La Merkel ribadisce: "no" agli eurbond. L'opinione di Alberto Quadrio Curzio
Per Bruxelles, l'austerità “non è negoziabile”, neppure per quanto riguarda la Grecia.
Il messaggio è stato lanciato ieri dal presidente della Commissione Europea Barroso,
convinto che Atene debba rispettare i patti o, semplicemente, “uscire dal club” dell'euro.
A questo punto il Paese Ellenico si potrebbe salvare solo se avesse un Governo di
coalizione stabile; a tentare di formarlo è da ieri il capo del Pasok Venizelos; un
terzo tentativo, dopo quelli dei Leader di Nuova Democrazia, e della Sinistra Radicale,
entrambi falliti.
E la crisi economica è al centro del dibattito in tutta
l’Europa, dove si continua a parlare della necessità di crescita. Insieme al risanamento
dei conti pubblici, bisogna incrementare la crescita nell'area dell'euro, attuando
riforme strutturali incisive, ha detto la Banca centrale europea nel suo bollettino
mensile. Intanto, il cancelliere tedesco Angela Merkel torna a opporsi agli eurobond.

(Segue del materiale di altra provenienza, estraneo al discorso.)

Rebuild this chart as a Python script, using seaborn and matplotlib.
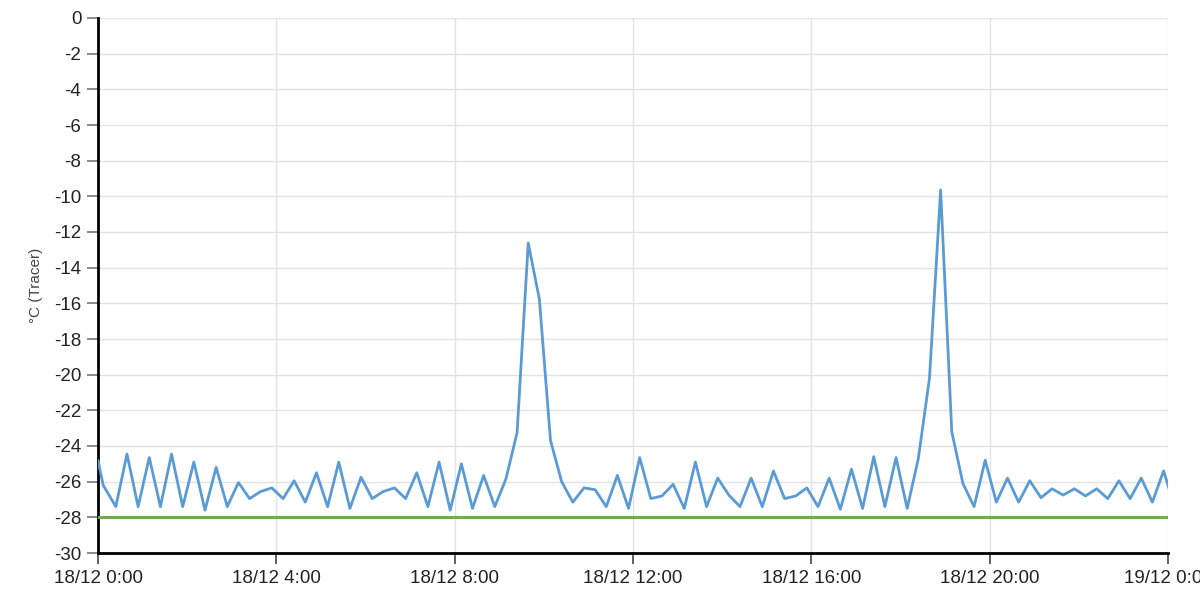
import matplotlib
matplotlib.use("Agg")
import matplotlib.pyplot as plt
import seaborn as sns
import pandas as pd

# ---- data ----
start_times = ["2023-12-18 00:00", "2023-12-18 00:07"]
start_values = [-24.8, -26.2]

regular_start = "2023-12-18 00:24"   # then every 15 minutes
regular_values = [
    -27.4, -24.45, -27.4, -24.65, -27.4, -24.45, -27.4, -24.9, -27.6, -25.2,
    -27.4, -26.05, -26.95, -26.55, -26.35, -26.95, -25.95, -27.15, -25.5, -27.4,
    -24.9, -27.5, -25.75, -26.95, -26.55, -26.35, -26.95, -25.5, -27.4, -24.9,
    -27.6, -25.0, -27.5, -25.65, -27.4, -25.85, -23.25, -12.62, -15.77, -23.7,
    -26.0, -27.15, -26.35, -26.45, -27.4, -25.65, -27.5, -24.65, -26.95, -26.8,
    -26.15, -27.5, -24.9, -27.4, -25.8, -26.75, -27.4, -25.8, -27.4, -25.4,
    -26.95, -26.8, -26.35, -27.4, -25.8, -27.55, -25.3, -27.5, -24.6, -27.4,
    -24.65, -27.5, -24.7, -20.2, -9.65, -23.2, -26.1, -27.4, -24.8, -27.15,
    -25.8, -27.15, -25.95, -26.9, -26.4, -26.75, -26.4, -26.8, -26.4, -26.95,
    -25.95, -26.95, -25.8, -27.15, -25.4, -27.4,
]

limit_value = -28.0

x_tick_labels = ["18/12 0:00", "18/12 4:00", "18/12 8:00", "18/12 12:00",
                 "18/12 16:00", "18/12 20:00", "19/12 0:00"]
y_ticks = [0, -2, -4, -6, -8, -10, -12, -14, -16, -18, -20, -22, -24, -26, -28, -30]
y_label = "°C (Tracer)"

# ---- frame ----
reg_times = pd.date_range(regular_start, periods=len(regular_values), freq="15min")
times = list(pd.to_datetime(start_times)) + list(reg_times)
values = start_values + regular_values
df = pd.DataFrame({"time": times, "value": values})

x0 = pd.Timestamp("2023-12-18 00:00")
x1 = pd.Timestamp("2023-12-19 00:00")
df_limit = pd.DataFrame({"time": [x0, x1], "value": [limit_value, limit_value]})

sns.set_theme(style="white")
plt.rcParams["font.family"] = ["Liberation Sans", "DejaVu Sans"]

fig = plt.figure(figsize=(12, 6.08), dpi=100)
ax = fig.add_axes([98 / 1200, 1 - 553 / 608, 1070 / 1200, 535 / 608])

sns.lineplot(data=df_limit, x="time", y="value", ax=ax, color="#70ad47",
             linewidth=2.2, zorder=3)
sns.lineplot(data=df, x="time", y="value", ax=ax, color="#5b9bd5",
             linewidth=2.0, zorder=4)

ax.set_xlim(x0, x1)
ax.set_ylim(-30, 0)

tick_pos = pd.date_range(x0, x1, freq="4h")
ax.set_xticks(tick_pos)
ax.set_xticklabels(x_tick_labels)
ax.set_yticks(y_ticks)
ax.set_yticklabels([str(v) for v in y_ticks])

ax.grid(True, color="#e3e3e3", linewidth=1.0)
ax.set_axisbelow(True)

for s in ["top", "right"]:
    ax.spines[s].set_visible(False)
for s in ["left", "bottom"]:
    ax.spines[s].set_color("black")
    ax.spines[s].set_linewidth(2.0)

ax.tick_params(axis="y", which="major", direction="out", length=8, width=1.2,
               color="#777777", labelsize=13.5, labelcolor="#222222", pad=4, left=True)
ax.tick_params(axis="x", which="major", direction="out", length=8, width=1.2,
               color="#444444", labelsize=13.5, labelcolor="#222222", pad=4, bottom=True)

ax.set_xlabel("")
ax.set_ylabel(y_label, fontsize=11, color="#444444", labelpad=8)

fig.savefig("out.png", dpi=100)
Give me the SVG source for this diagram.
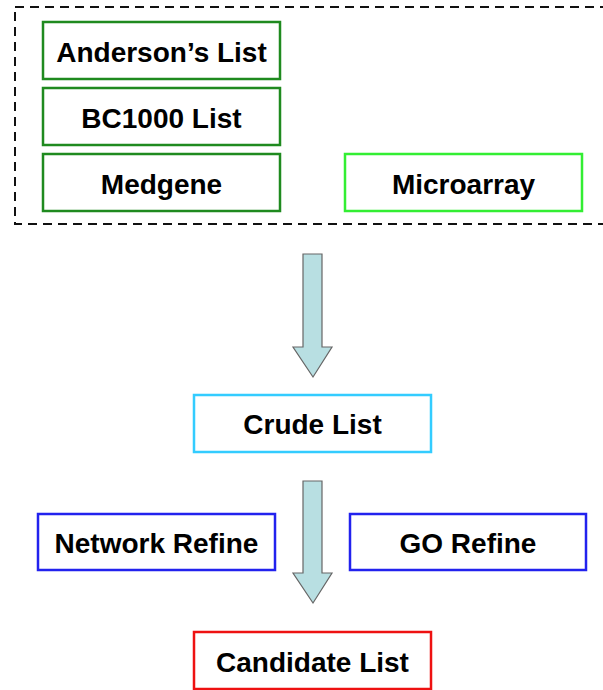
<svg xmlns="http://www.w3.org/2000/svg" width="603" height="690" viewBox="0 0 603 690">
<style>
.box{fill:#fff;stroke-width:2.5}
.g{stroke:#1f8a1f}
.lg{stroke:#33ee33}
.c{stroke:#33ccff}
.b{stroke:#2222ee}
.r{stroke:#ee1111}
text{font-family:"Liberation Sans",Arial,sans-serif;font-weight:bold;font-size:28px;fill:#000;text-anchor:middle}
.arrow{fill:#b8dfe2;stroke:#666;stroke-width:1.2}
</style>
<rect x="15" y="7" width="600" height="217" fill="none" stroke="#111" stroke-width="2" stroke-dasharray="9,6"/>
<g id="anderson"><rect class="box g" x="43" y="22" width="237" height="57"/><text x="161.5" y="62">Anderson’s List</text></g>
<g id="bc1000"><rect class="box g" x="43" y="88" width="237" height="57"/><text x="161.5" y="128">BC1000 List</text></g>
<g id="medgene"><rect class="box g" x="43" y="154" width="237" height="57"/><text x="161.5" y="194">Medgene</text></g>
<g id="microarray"><rect class="box lg" x="345" y="154" width="237" height="57"/><text x="463.5" y="194">Microarray</text></g>
<g id="crude"><rect class="box c" x="194" y="395" width="237" height="57"/><text x="312.5" y="434">Crude List</text></g>
<g id="network"><rect class="box b" x="38" y="514" width="237" height="56"/><text x="156.5" y="553">Network Refine</text></g>
<g id="go"><rect class="box b" x="350" y="514" width="236" height="56"/><text x="468" y="553">GO Refine</text></g>
<g id="candidate"><rect class="box r" x="194" y="632" width="237" height="57"/><text x="312.5" y="672">Candidate List</text></g>
<g id="connectors">
<path class="arrow" d="M303,254 H322 V347 H332 L313,377 L293,347 H303 Z"/>
<path class="arrow" d="M303,481 H322 V573 H332 L313,603 L293,573 H303 Z"/>
</g>
</svg>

ma perché nell’eurozona non si riesce ad avviare un processo stabile mirato allo sviluppo
e alla crescita? Debora Donnini lo ha chiesto all’economista, Alberto Quadrio Curzio:
R. - Non si riesce
a fare per la ragione primaria che l’Europa è priva di un indirizzo di politica economica
unitario, espressione, quantomeno, dei 17 Paesi dell’area euro. Questo rende l’Europa
molto esposta all’operatività dei mercati finanziari e rende ancor più fragili i Paesi
con un debito pubblico sul reddito nazionale alto, come l’Italia, che continua a essere
in difficoltà, avendo un differenziale di tasso di interesse sui titoli tedeschi di
quattro punti percentuali. Crescita sì, bisogna farla, è essenzial. Ma bisogna anche
valutare bene quale crescita fare, perché altrimenti non si uscirà da questa situazione.
D.
- La Merkel ha ribadito il "no" agli eurobond. Una misura, invece, caldeggiata da
molti, fra cui il neopresidente francese Hollande. Questa misura aiuterebbe l’Europa?
R.
- A mio avviso, è essenziale un intervento a scala europea per favorire i grandi investimenti.
Quando una recessione è così marcata - e soprattutto è basata sulla scarsezza di fiducia
che gli operatori hanno e in giro per il mondo si ha nei confronti dell’Europa - non
si esce rilanciando semplicemente la domanda di consumo. Quando non c’è fiducia, bisogna
rilanciare l’occupazione e con l’occupazione i redditi, e con essi i consumi.
D.
- Gli eurobond in che senso potrebbero aiutare, darebbero stabilità?
R. - Gli
eurobond dovrebbero servire a due finalità. Da un lato, raccogliere su scala mondiale
risparmio - e ce n’è tantissimo - che va in prevalenza verso gli Stati Uniti e la
Germania. Lo scopo degli eurobond sarebbe raccogliere risparmio su scala mondiale
in modo tale da rilevare una parte dei debiti pubblici nazionali. Sarebbe a dire:
comunitarizzare una parte dei debiti pubblici nazionali. Questo ridurrebbe enormemente
l’aggressività dei mercati finanziari contro singoli Stati. In secondo luogo, una
parte di questo risparmio, raccolto con l’emissione di eurobond - che sono obbligazioni
europee - dovrebbe andare a finanziare progetti di investimento europei, in particolare
le grandi reti infrastrutturali che hanno una forte capacità moltiplicativa sull’occupazione.
D.
- Monti ha proposto che, per i prossimi tre anni, gli investimenti per la "broad band"
o l’agenda digitale non vengano contati ai fini del "fiscal compact". Questo può aiutare
la crescita?
R. - Qualche effetto positivo può certamente averlo. Difficile
calcolare l’effetto occupazionale che tutto ciò possa generare. Personalmente, credo
che se si riuscisse a ottenere una qualche deroga al "fiscal compact" sarebbe meglio
andare a individuare dei beneficiari di queste deroghe, che siano più diffusi sul
territorio, in modo tale da rilanciare un po’ la crescita. Faccio un esempio: quando,
nel 1997, fu opportuno rilanciare un po’ la crescita e far emergere il sommerso e
l’evasione, fu presa una misura molto opportuna che rimane tutt’ora - anche se molto
attenuata - che è quella del credito d’imposta, o meglio della detrazione sui lavori
di ristrutturazione edilizia. Quelle sono delle misure che hanno degli effetti più
istantanei e che, in un contesto come quello italiano, che inizia a soffrire la disoccupazione,
soprattutto quella giovanile, potrebbero avere dei buoni risultati.